▶ [Stated task]: Retype the data that follows line by line, exactly, and leave its pictures out.
--- START OF Supplied material ---
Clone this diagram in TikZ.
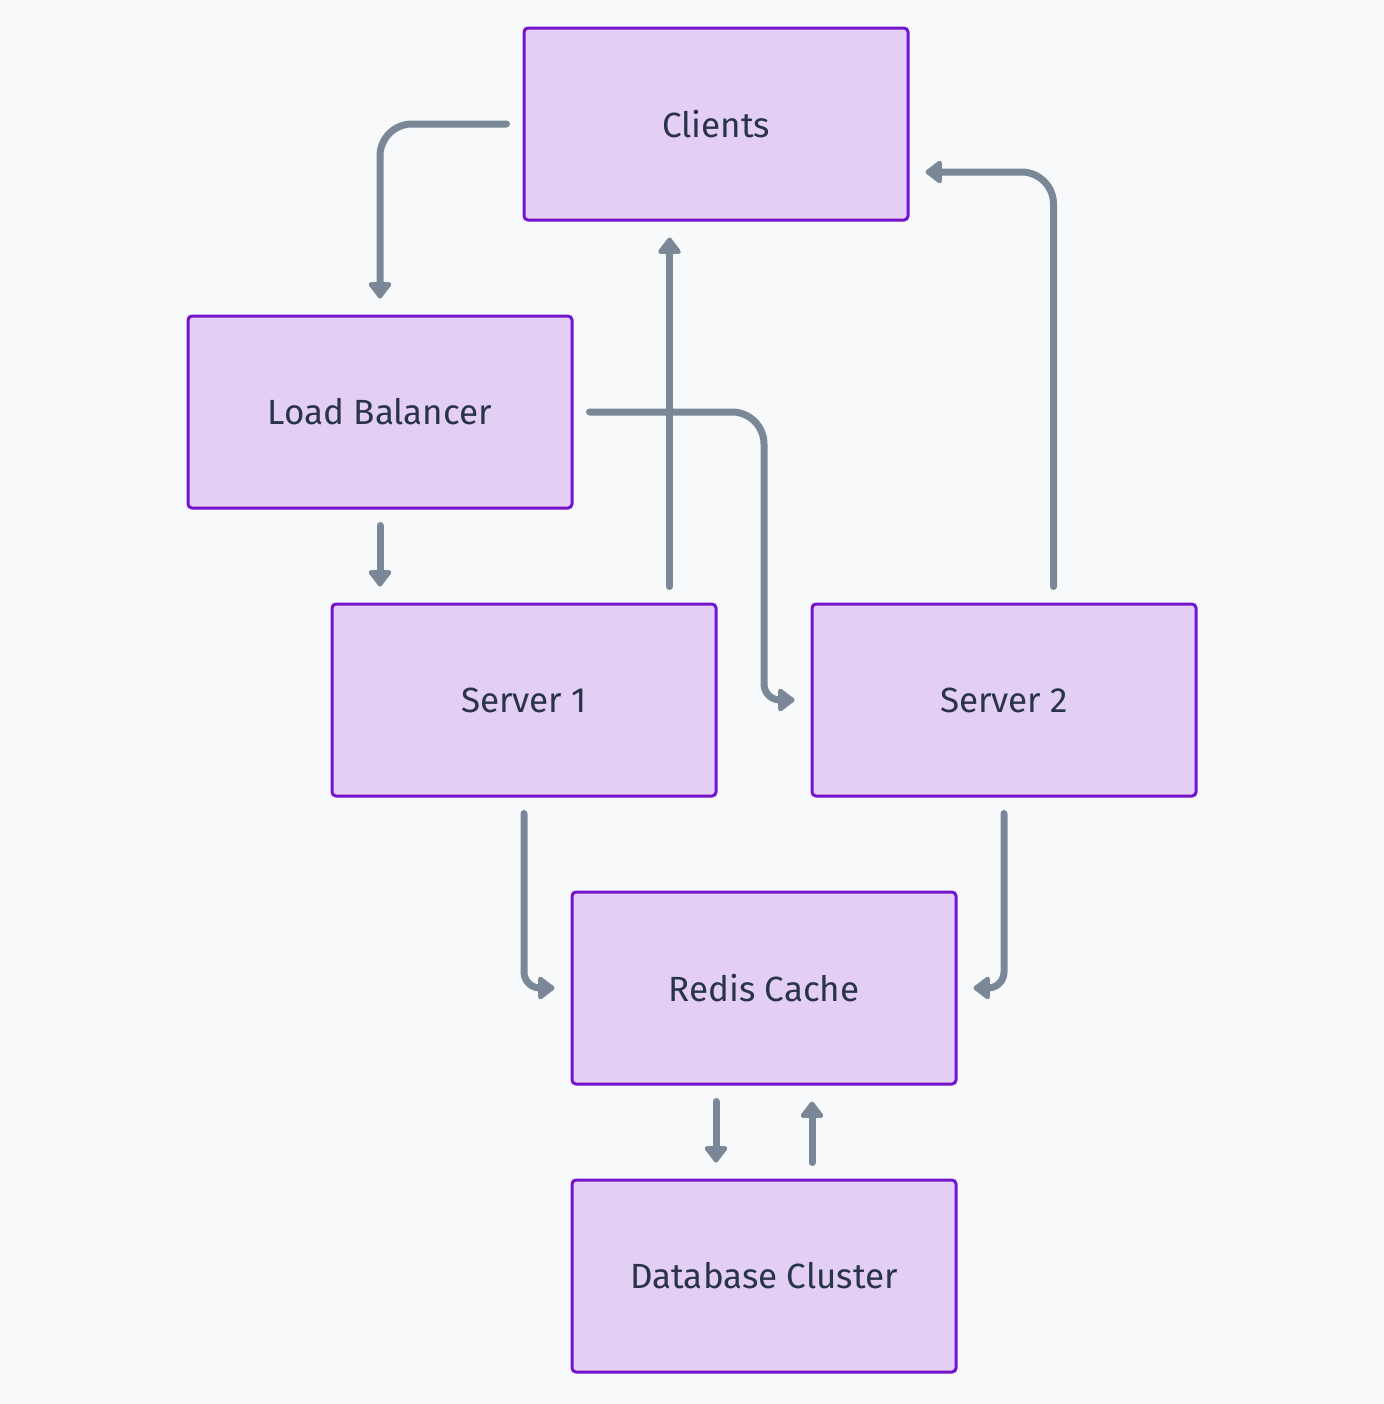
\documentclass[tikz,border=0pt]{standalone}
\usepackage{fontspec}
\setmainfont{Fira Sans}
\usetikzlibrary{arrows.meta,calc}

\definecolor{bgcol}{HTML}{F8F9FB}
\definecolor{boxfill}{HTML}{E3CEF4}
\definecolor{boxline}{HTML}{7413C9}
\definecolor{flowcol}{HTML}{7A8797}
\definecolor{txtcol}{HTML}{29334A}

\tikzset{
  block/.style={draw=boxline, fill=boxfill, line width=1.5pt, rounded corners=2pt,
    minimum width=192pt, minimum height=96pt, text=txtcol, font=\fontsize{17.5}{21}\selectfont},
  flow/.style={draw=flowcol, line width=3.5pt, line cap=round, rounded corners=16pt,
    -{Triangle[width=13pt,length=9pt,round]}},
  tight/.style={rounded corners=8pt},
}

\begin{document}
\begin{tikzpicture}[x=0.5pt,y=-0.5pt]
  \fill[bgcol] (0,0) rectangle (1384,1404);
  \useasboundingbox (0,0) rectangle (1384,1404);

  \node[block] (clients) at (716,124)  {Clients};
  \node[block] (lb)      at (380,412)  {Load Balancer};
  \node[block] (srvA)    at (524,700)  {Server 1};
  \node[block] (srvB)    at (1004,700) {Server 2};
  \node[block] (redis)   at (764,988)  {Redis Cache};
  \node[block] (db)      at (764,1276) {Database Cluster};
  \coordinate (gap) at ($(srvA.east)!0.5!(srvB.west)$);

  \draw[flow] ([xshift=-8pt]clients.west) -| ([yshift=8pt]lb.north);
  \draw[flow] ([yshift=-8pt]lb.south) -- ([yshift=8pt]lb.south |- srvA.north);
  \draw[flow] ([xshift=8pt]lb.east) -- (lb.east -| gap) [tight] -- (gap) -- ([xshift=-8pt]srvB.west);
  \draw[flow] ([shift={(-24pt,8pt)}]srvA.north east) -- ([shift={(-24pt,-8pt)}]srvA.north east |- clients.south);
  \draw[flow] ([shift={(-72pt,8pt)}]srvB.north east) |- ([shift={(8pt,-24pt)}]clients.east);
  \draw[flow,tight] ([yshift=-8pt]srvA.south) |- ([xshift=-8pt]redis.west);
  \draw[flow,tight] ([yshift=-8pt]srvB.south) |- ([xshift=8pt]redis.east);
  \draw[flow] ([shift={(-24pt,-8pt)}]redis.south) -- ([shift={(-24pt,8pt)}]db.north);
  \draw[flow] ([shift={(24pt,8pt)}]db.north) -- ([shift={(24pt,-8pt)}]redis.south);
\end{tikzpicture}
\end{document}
--- END OF Supplied material ---
▶ [Task answer]:
Clone this diagram in TikZ.
\documentclass[tikz,border=0pt]{standalone}
\usepackage{fontspec}
\setmainfont{Fira Sans}
\usetikzlibrary{arrows.meta,calc}

\definecolor{bgcol}{HTML}{F8F9FB}
\definecolor{boxfill}{HTML}{E3CEF4}
\definecolor{boxline}{HTML}{7413C9}
\definecolor{flowcol}{HTML}{7A8797}
\definecolor{txtcol}{HTML}{29334A}

\tikzset{
  block/.style={draw=boxline, fill=boxfill, line width=1.5pt, rounded corners=2pt,
    minimum width=192pt, minimum height=96pt, text=txtcol, font=\fontsize{17.5}{21}\selectfont},
  flow/.style={draw=flowcol, line width=3.5pt, line cap=round, rounded corners=16pt,
    -{Triangle[width=13pt,length=9pt,round]}},
  tight/.style={rounded corners=8pt},
}

\begin{document}
\begin{tikzpicture}[x=0.5pt,y=-0.5pt]
  \fill[bgcol] (0,0) rectangle (1384,1404);
  \useasboundingbox (0,0) rectangle (1384,1404);

  \node[block] (clients) at (716,124)  {Clients};
  \node[block] (lb)      at (380,412)  {Load Balancer};
  \node[block] (srvA)    at (524,700)  {Server 1};
  \node[block] (srvB)    at (1004,700) {Server 2};
  \node[block] (redis)   at (764,988)  {Redis Cache};
  \node[block] (db)      at (764,1276) {Database Cluster};
  \coordinate (gap) at ($(srvA.east)!0.5!(srvB.west)$);

  \draw[flow] ([xshift=-8pt]clients.west) -| ([yshift=8pt]lb.north);
  \draw[flow] ([yshift=-8pt]lb.south) -- ([yshift=8pt]lb.south |- srvA.north);
  \draw[flow] ([xshift=8pt]lb.east) -- (lb.east -| gap) [tight] -- (gap) -- ([xshift=-8pt]srvB.west);
  \draw[flow] ([shift={(-24pt,8pt)}]srvA.north east) -- ([shift={(-24pt,-8pt)}]srvA.north east |- clients.south);
  \draw[flow] ([shift={(-72pt,8pt)}]srvB.north east) |- ([shift={(8pt,-24pt)}]clients.east);
  \draw[flow,tight] ([yshift=-8pt]srvA.south) |- ([xshift=-8pt]redis.west);
  \draw[flow,tight] ([yshift=-8pt]srvB.south) |- ([xshift=8pt]redis.east);
  \draw[flow] ([shift={(-24pt,-8pt)}]redis.south) -- ([shift={(-24pt,8pt)}]db.north);
  \draw[flow] ([shift={(24pt,8pt)}]db.north) -- ([shift={(24pt,-8pt)}]redis.south);
\end{tikzpicture}
\end{document}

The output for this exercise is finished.